→ Exercise brief: Copy out every line exactly, passing over the pictures.

------ Records supplied

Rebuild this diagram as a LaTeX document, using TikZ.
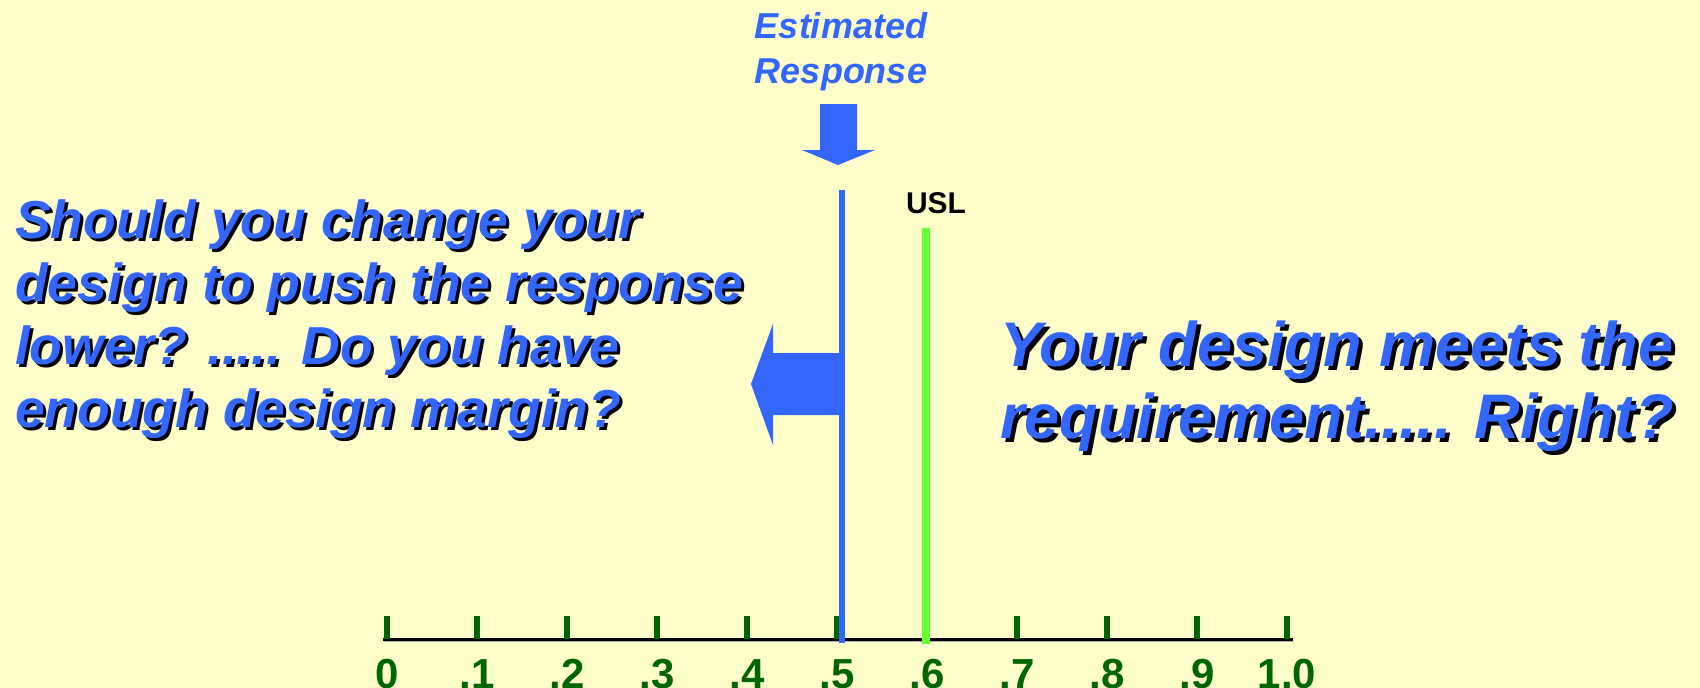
\documentclass[tikz,border=0pt]{standalone}
\usepackage{fontspec}
\setmainfont{Liberation Sans}
\definecolor{bg}{HTML}{FFFFCC}
\definecolor{myblue}{HTML}{3366FF}
\definecolor{mygreen}{HTML}{66FF33}
\definecolor{dkgreen}{HTML}{006600}
\tikzset{
  txt/.style={inner sep=0pt, outer sep=0pt},
  ticklab/.style={inner sep=0pt, anchor=base, text=dkgreen, font=\fontsize{42}{42}\selectfont\bfseries},
  tickmark/.style={draw=dkgreen, line width=6pt},
}
\newcommand\ShLine[7]{% name, x, y, shadow offset, size, anchor, text
  \node[txt, anchor=#6, text=black, font=\fontsize{#5}{#5}\selectfont\bfseries\itshape] (#1s) at (#2+#4,#3+#4) {#7};
  \node[txt, anchor=#6, text=myblue, font=\fontsize{#5}{#5}\selectfont\bfseries\itshape] (#1) at (#2,#3) {#7};
}
\begin{document}
\begin{tikzpicture}[x=1pt,y=-1pt]
\useasboundingbox (0,0) rectangle (1700,688);
\fill[bg] (0,0) rectangle (1700,688);

% Estimated Response
\node[txt, anchor=base, text=myblue, font=\fontsize{36}{36}\selectfont\bfseries\itshape] (est1) at (841,38) {Estimated};
\node[txt, anchor=base, text=myblue, font=\fontsize{36}{36}\selectfont\bfseries\itshape] (est2) at (841,83) {Response};

% down block arrow
\fill[myblue] (820,104) -- (857,104) -- (857,150) -- (875,150) -- (838,165) -- (802,150) -- (820,150) -- cycle;

% USL label
\node[txt, anchor=base, text=black, font=\fontsize{30}{30}\selectfont\bfseries] (usl) at (936,213) {USL};

% axis
\draw[black!30, line width=1.2pt] (384,641.8) -- (1294,641.8);
\draw[black, line width=3pt] (383,639.5) -- (1293,639.5);
\foreach \i/\lab in {0/0,1/.1,2/.2,3/.3,4/.4,5/.5,6/.6,7/.7,8/.8,9/.9,10/1.0}{
  \draw[tickmark] (387+90*\i,616) -- (387+90*\i,639);
  \node[ticklab] (lab\i) at (387+90*\i,688) {\lab};
}

% estimated response line and USL line
\draw[myblue, line width=6pt] (842,190) -- (842,643);
\draw[mygreen, line width=8pt] (926,228) -- (926,644);

% left block arrow
\fill[myblue] (842,353) -- (773,353) -- (773,324) -- (751,384) -- (773,445) -- (773,415) -- (842,415) -- cycle;

% left text
\ShLine{l1}{15}{238}{3}{53.5}{base west}{Should you change your}
\ShLine{l2}{15}{301}{3}{53.5}{base west}{design to push the response}
\ShLine{l3}{15}{364}{3}{53.5}{base west}{lower? ..... Do you have}
\ShLine{l4}{15}{427}{3}{53.5}{base west}{enough design margin?}

% right text
\ShLine{r1}{1000}{366}{4}{63}{base west}{Your design meets the}
\ShLine{r2}{1000}{438}{4}{63}{base west}{requirement..... Right?}
\end{tikzpicture}
\end{document}
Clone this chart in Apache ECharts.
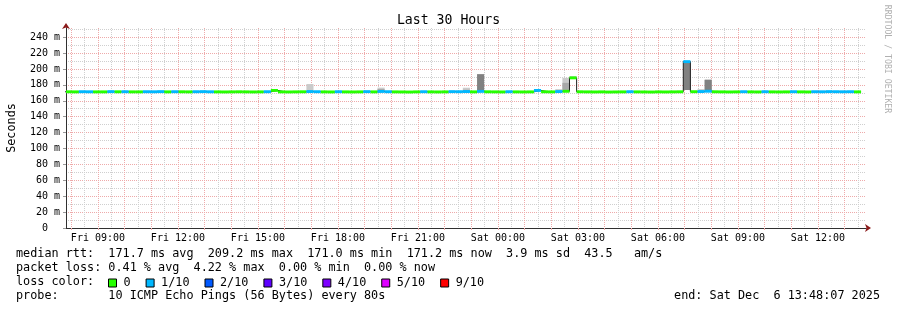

------------

→ Result of the exercise:
Rebuild this diagram as a LaTeX document, using TikZ.
\documentclass[tikz,border=0pt]{standalone}
\usepackage{fontspec}
\setmainfont{Liberation Sans}
\definecolor{bg}{HTML}{FFFFCC}
\definecolor{myblue}{HTML}{3366FF}
\definecolor{mygreen}{HTML}{66FF33}
\definecolor{dkgreen}{HTML}{006600}
\tikzset{
  txt/.style={inner sep=0pt, outer sep=0pt},
  ticklab/.style={inner sep=0pt, anchor=base, text=dkgreen, font=\fontsize{42}{42}\selectfont\bfseries},
  tickmark/.style={draw=dkgreen, line width=6pt},
}
\newcommand\ShLine[7]{% name, x, y, shadow offset, size, anchor, text
  \node[txt, anchor=#6, text=black, font=\fontsize{#5}{#5}\selectfont\bfseries\itshape] (#1s) at (#2+#4,#3+#4) {#7};
  \node[txt, anchor=#6, text=myblue, font=\fontsize{#5}{#5}\selectfont\bfseries\itshape] (#1) at (#2,#3) {#7};
}
\begin{document}
\begin{tikzpicture}[x=1pt,y=-1pt]
\useasboundingbox (0,0) rectangle (1700,688);
\fill[bg] (0,0) rectangle (1700,688);

% Estimated Response
\node[txt, anchor=base, text=myblue, font=\fontsize{36}{36}\selectfont\bfseries\itshape] (est1) at (841,38) {Estimated};
\node[txt, anchor=base, text=myblue, font=\fontsize{36}{36}\selectfont\bfseries\itshape] (est2) at (841,83) {Response};

% down block arrow
\fill[myblue] (820,104) -- (857,104) -- (857,150) -- (875,150) -- (838,165) -- (802,150) -- (820,150) -- cycle;

% USL label
\node[txt, anchor=base, text=black, font=\fontsize{30}{30}\selectfont\bfseries] (usl) at (936,213) {USL};

% axis
\draw[black!30, line width=1.2pt] (384,641.8) -- (1294,641.8);
\draw[black, line width=3pt] (383,639.5) -- (1293,639.5);
\foreach \i/\lab in {0/0,1/.1,2/.2,3/.3,4/.4,5/.5,6/.6,7/.7,8/.8,9/.9,10/1.0}{
  \draw[tickmark] (387+90*\i,616) -- (387+90*\i,639);
  \node[ticklab] (lab\i) at (387+90*\i,688) {\lab};
}

% estimated response line and USL line
\draw[myblue, line width=6pt] (842,190) -- (842,643);
\draw[mygreen, line width=8pt] (926,228) -- (926,644);

% left block arrow
\fill[myblue] (842,353) -- (773,353) -- (773,324) -- (751,384) -- (773,445) -- (773,415) -- (842,415) -- cycle;

% left text
\ShLine{l1}{15}{238}{3}{53.5}{base west}{Should you change your}
\ShLine{l2}{15}{301}{3}{53.5}{base west}{design to push the response}
\ShLine{l3}{15}{364}{3}{53.5}{base west}{lower? ..... Do you have}
\ShLine{l4}{15}{427}{3}{53.5}{base west}{enough design margin?}

% right text
\ShLine{r1}{1000}{366}{4}{63}{base west}{Your design meets the}
\ShLine{r2}{1000}{438}{4}{63}{base west}{requirement..... Right?}
\end{tikzpicture}
\end{document}
Clone this chart in Apache ECharts.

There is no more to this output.